One completely different matter in the context. Make sure your SSD is wired to Port0 on the mobo (or at least to a Port with a lower number than your HDD). Else it can happen that your MBR ends up on the first partition of you HDD. The system seems to settle for the first disk it finds to place the MBR - that has happened to me. On one of my systems, my MBR ended up in a data partition on the HDD.
Title sounds like "My first love" which is funny because the SSD does have a transformational quality to it as it impacts the performance so much.

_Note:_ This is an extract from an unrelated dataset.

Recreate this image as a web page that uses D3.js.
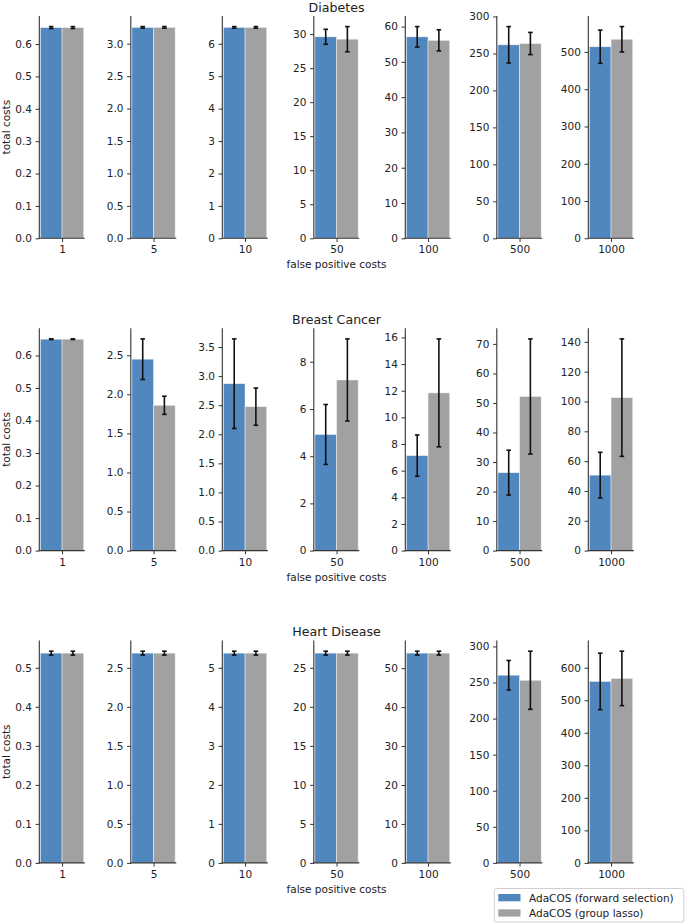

It may well be a "My first SSD love" lol.
This is a very good point.
One thing I have found that helps avoid any issue is just make a complete, Entire Disc Image as it is, rather than imaging partitions.
This, at least for me, has kept the alignments and partition structure intact as it should be upon re-imaging.
I use Acronis however, so Im not exactly what the best method is with other programs, if thats your preference.
I would guess the same.
Yeah, with Acronis that is a little easier because you can clone the whole drive. I use free Macrium which lets you only image partitions. But else I like Macrium because it is easy to use and very reliable. I guess one day I will bite the bullet and spend the $40 for the Pro version which supports clones too.